Every lexicon has an owner, which is established by its ID. The app.bsky.feed.post schema is controlled by whoever holds the feed.bsky.app domain name.
In general, it’s wise not to break that schema. You can, but other programs may discard your data.
Lexical Analysis
From the article on Wikipedia in Lexical Analysis
Lexical tokenization is conversion of a text into (semantically or syntactically) meaningful lexical tokens belonging to categories defined by a “lexer” program. In case of a natural language, those categories include nouns, verbs, adjectives, punctuations etc. In case of a programming language, the categories include identifiers, operators, grouping symbols, data types and language keywords.
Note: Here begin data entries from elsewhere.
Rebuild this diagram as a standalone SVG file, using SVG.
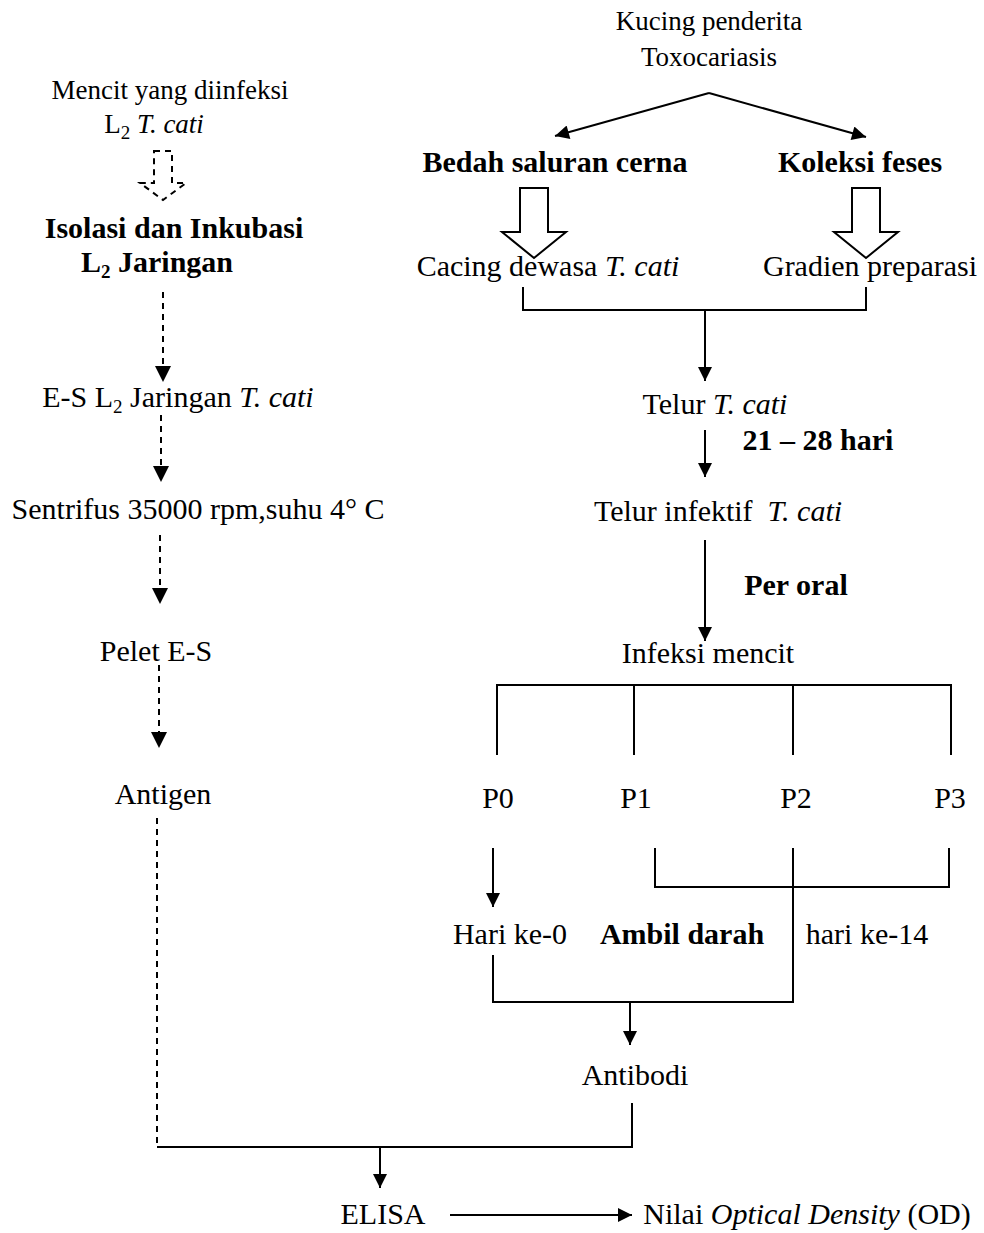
<svg xmlns="http://www.w3.org/2000/svg" width="984" height="1233" viewBox="0 0 984 1233">
<defs>
<marker id="ah" viewBox="0 0 10 10" refX="10" refY="5" markerWidth="18" markerHeight="14" markerUnits="userSpaceOnUse" orient="auto"><path d="M0,0 L10,5 L0,10 z" fill="#000"/></marker>
<marker id="ahb" viewBox="0 0 10 10" refX="10" refY="5" markerWidth="16" markerHeight="14" markerUnits="userSpaceOnUse" orient="auto"><path d="M0,0 L10,5 L0,10 z" fill="#000"/></marker>
</defs>
<style>
text{font-family:"Liberation Serif","Times New Roman",serif;font-size:30px;fill:#000;text-anchor:middle}
.t{font-size:27px}
.b{font-weight:bold}
.i{font-style:italic}
.s{font-size:19px}
.ln{stroke:#000;stroke-width:2;fill:none}
.ds{stroke:#000;stroke-width:2;fill:none;stroke-dasharray:6,5}
</style>
<rect width="984" height="1233" fill="#fff"/>
<g id="connectors">
<line class="ln" x1="709" y1="93" x2="555" y2="136" marker-end="url(#ahb)"/>
<line class="ln" x1="709" y1="93" x2="866" y2="137" marker-end="url(#ahb)"/>
<path class="ln" d="M520,188 H548 V232 H566 L534,258 L502,232 H520 Z"/>
<path class="ln" d="M852,188 H880 V232 H898 L866,258 L834,232 H852 Z"/>
<path class="ds" d="M154,151 H172 V183 H186 L163,200 L140,183 H154 Z"/>
<path class="ln" d="M523,287 V310 H866 V287"/>
<line class="ln" x1="705" y1="310" x2="705" y2="381" marker-end="url(#ah)"/>
<line class="ln" x1="705" y1="430" x2="705" y2="477" marker-end="url(#ah)"/>
<line class="ln" x1="705" y1="540" x2="705" y2="641" marker-end="url(#ah)"/>
<path class="ln" d="M497,755 V685 H951 V755 M634,685 V755 M793,685 V755"/>
<line class="ln" x1="493" y1="848" x2="493" y2="907" marker-end="url(#ah)"/>
<path class="ln" d="M655,848 V887 H949 V848 M793,848 V1002 H493 V955"/>
<line class="ln" x1="630" y1="1002" x2="630" y2="1045" marker-end="url(#ah)"/>
<path class="ln" d="M632,1103 V1147 H157"/>
<line class="ds" x1="157" y1="818" x2="157" y2="1147"/>
<line class="ln" x1="380" y1="1147" x2="380" y2="1188" marker-end="url(#ah)"/>
<line class="ln" x1="450" y1="1215" x2="632" y2="1215" marker-end="url(#ah)"/>
<line class="ds" x1="163" y1="292" x2="163" y2="368"/>
<path d="M155,366 L171,366 L163,382 z"/>
<line class="ds" x1="161" y1="415" x2="161" y2="468"/>
<path d="M153,466 L169,466 L161,482 z"/>
<line class="ds" x1="160" y1="535" x2="160" y2="590"/>
<path d="M152,588 L168,588 L160,604 z"/>
<line class="ds" x1="159" y1="665" x2="159" y2="733"/>
<path d="M151,732 L167,732 L159,748 z"/>
</g>
<g id="n-kucing"><text class="t" x="709" y="30">Kucing penderita</text><text class="t" x="709" y="66">Toxocariasis</text></g>
<g id="n-mencit"><text class="t" x="170" y="99">Mencit yang diinfeksi</text><text class="t" x="154" y="133">L<tspan class="s" dy="6">2</tspan><tspan dy="-6"> </tspan><tspan class="i">T. cati</tspan></text></g>
<g id="n-isolasi"><text class="b" x="174" y="238">Isolasi dan Inkubasi</text><text class="b" x="157" y="272">L<tspan class="s" dy="6">2</tspan><tspan dy="-6"> Jaringan</tspan></text></g>
<g id="n-es"><text x="178" y="407">E-S L<tspan class="s" dy="6">2</tspan><tspan dy="-6"> Jaringan </tspan><tspan class="i">T. cati</tspan></text></g>
<g id="n-sentrifus"><text x="198" y="519">Sentrifus 35000 rpm,suhu 4° C</text></g>
<g id="n-pelet"><text x="156" y="661">Pelet E-S</text></g>
<g id="n-antigen"><text x="163" y="804">Antigen</text></g>
<g id="n-bedah"><text class="b" x="555" y="172">Bedah saluran cerna</text></g>
<g id="n-koleksi"><text class="b" x="860" y="172">Koleksi feses</text></g>
<g id="n-cacing"><text x="548" y="276">Cacing dewasa <tspan class="i">T. cati</tspan></text></g>
<g id="n-gradien"><text x="870" y="276">Gradien preparasi</text></g>
<g id="n-telur"><text x="715" y="414">Telur <tspan class="i">T. cati</tspan></text></g>
<g id="n-hari"><text class="b" x="818" y="450">21 – 28 hari</text></g>
<g id="n-telurinf"><text x="718" y="521">Telur infektif&#160; <tspan class="i">T. cati</tspan></text></g>
<g id="n-peroral"><text class="b" x="796" y="595">Per oral</text></g>
<g id="n-infeksi"><text x="708" y="663">Infeksi mencit</text></g>
<g id="n-p0"><text x="498" y="808">P0</text></g>
<g id="n-p1"><text x="636" y="808">P1</text></g>
<g id="n-p2"><text x="796" y="808">P2</text></g>
<g id="n-p3"><text x="950" y="808">P3</text></g>
<g id="n-hari0"><text x="510" y="944">Hari ke-0</text></g>
<g id="n-ambil"><text class="b" x="682" y="944">Ambil darah</text></g>
<g id="n-hari14"><text x="867" y="944">hari ke-14</text></g>
<g id="n-antibodi"><text x="635" y="1085">Antibodi</text></g>
<g id="n-elisa"><text x="383" y="1224">ELISA</text></g>
<g id="n-nilai"><text x="807" y="1224">Nilai <tspan class="i">Optical Density</tspan> (OD)</text></g>
</svg>
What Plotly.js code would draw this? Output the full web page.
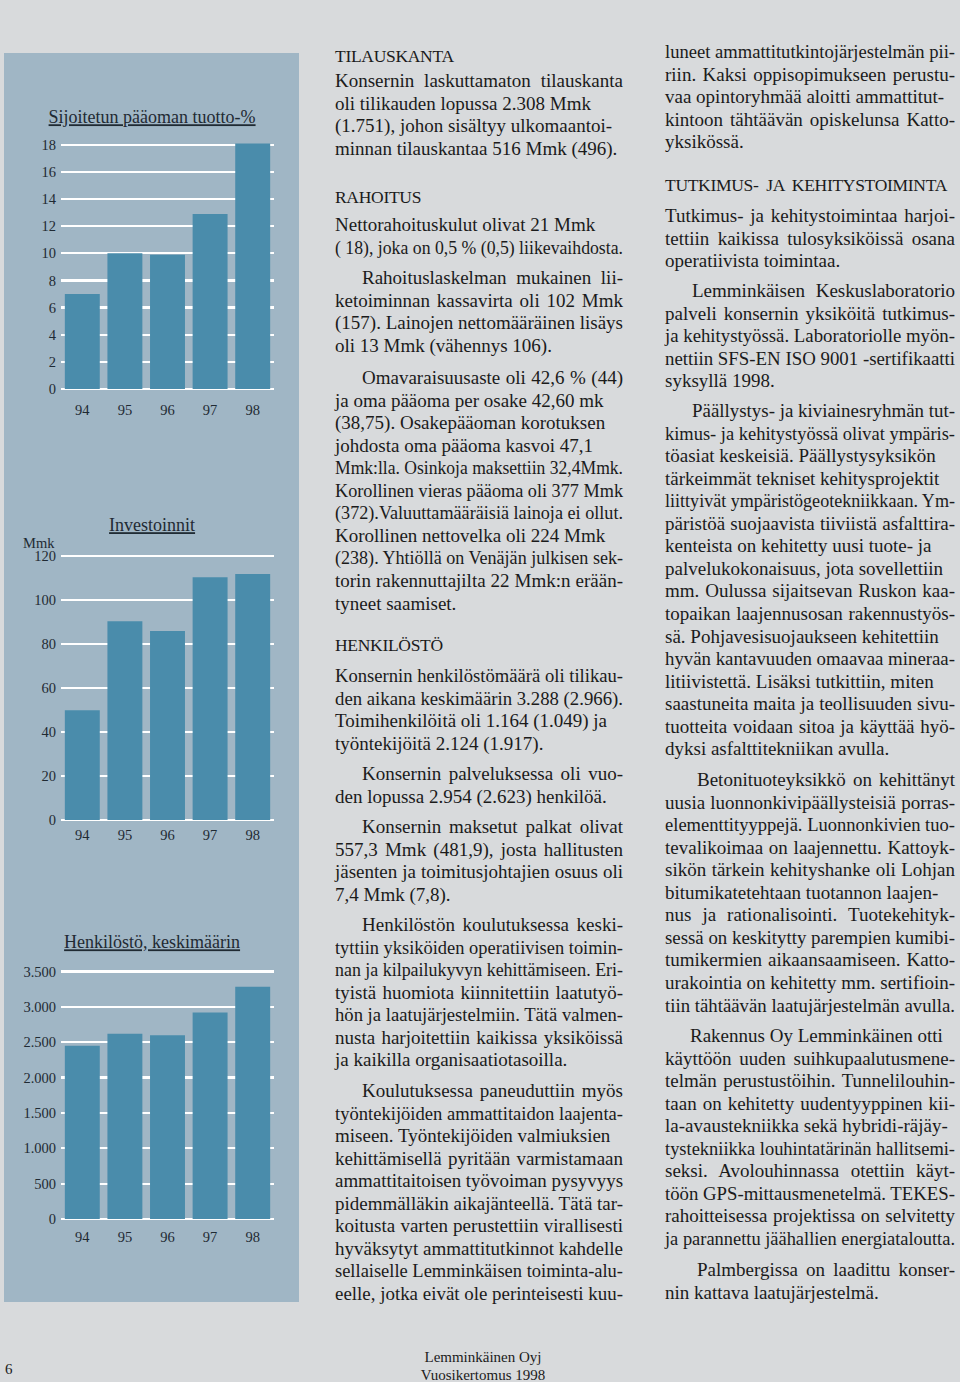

Lexical tokenization is related to the type of tokenization used in large language models (LLMs) but with two differences. First, lexical tokenization is usually based on a lexical grammar, whereas LLM tokenizers are usually probability-based. Second, LLM tokenizers perform a second step that converts the tokens into numerical values.
Which is a nice framing of the current state and how guards (like the AtomicGuard) can bridge gaps between probabilistic Lexical analysis of LLMs to the rules-based Lexical analysis of Compiler’s/Interpreters.